King was articulated that in the letter from Birmingham jail, Douglass for a while, if you will, followed the pacifist William Lloyd Garrison, and that was the school among abolitionists known as moral suasion, that all you could do to get rid of slavery was to speak the truth about its injustice and pray that the conviction of the Holy Spirit of God would come upon slave holders to recognize what they were doing was wrong and to give up their ways regardless of whether John Brown had that impact or not.
A few did that, but needless to say, not many.
When Douglass came back from the UK in 1847, he co-edited a newspaper called the North Star with another black political activist named Martin Delaney, and in the process of editing that newspaper, Douglas kept reading and he did what most readers do is he weighed the opinions that he had had before and sifted them, considered them in light of other opinions, and came to the conclusion, you know what I, I don't know about this moral persuasion stuff.

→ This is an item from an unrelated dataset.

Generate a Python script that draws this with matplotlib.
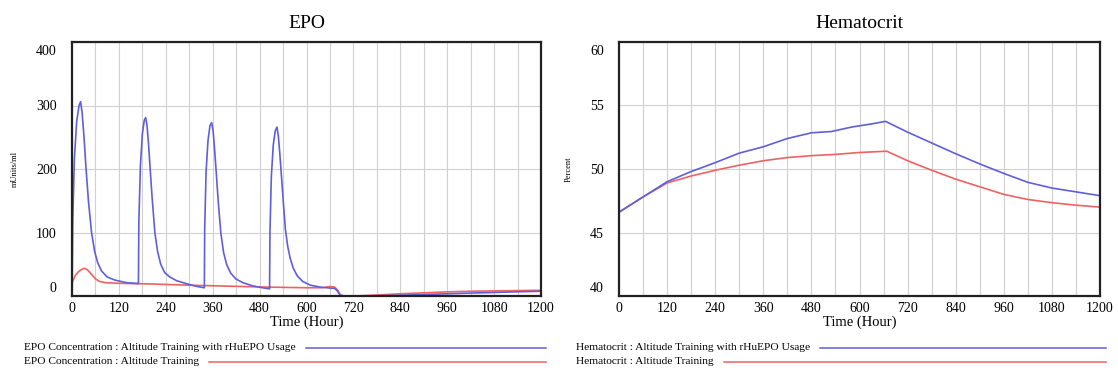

It's, it is necessary but not sufficient.
I think we need to be not just moral persuasion, but we need to be political abolitionists.
We need to do what Garrison refused to do, which is to enter the political arena and get the government to do right.
Douglass changed his mind about the Constitution instead of arguing as Garrison had argued and many abolitionists of that school, that the Constitution was pro-slavery by about 1850 Douglass.
In fact, he published a short statement called Change of Opinion, where he is like, you know what?
I've been re re rethinking this.
I've been reading guys like Garrett Smith, Liandra Spooner, Wendell Phillips.
I think we've been making it easier for these southern slave holders to claim the Constitution is theirs no where.
The preamble, in fact, where in any of the four corners of that document, do we ever see the word slave or slavery?
Nowhere.
Where is race mentioned?
Nowhere.
So Douglass became persuaded and he famously, in his most famous speech, what to the Slave, is the 4th of July, July 5th, 1852, deservedly his most famous speech.
He basically comes out and says, I'm no longer a garrison.
Even though he ends with a poem by Garrison, he comes out and makes the argument for a pro liberty constitution.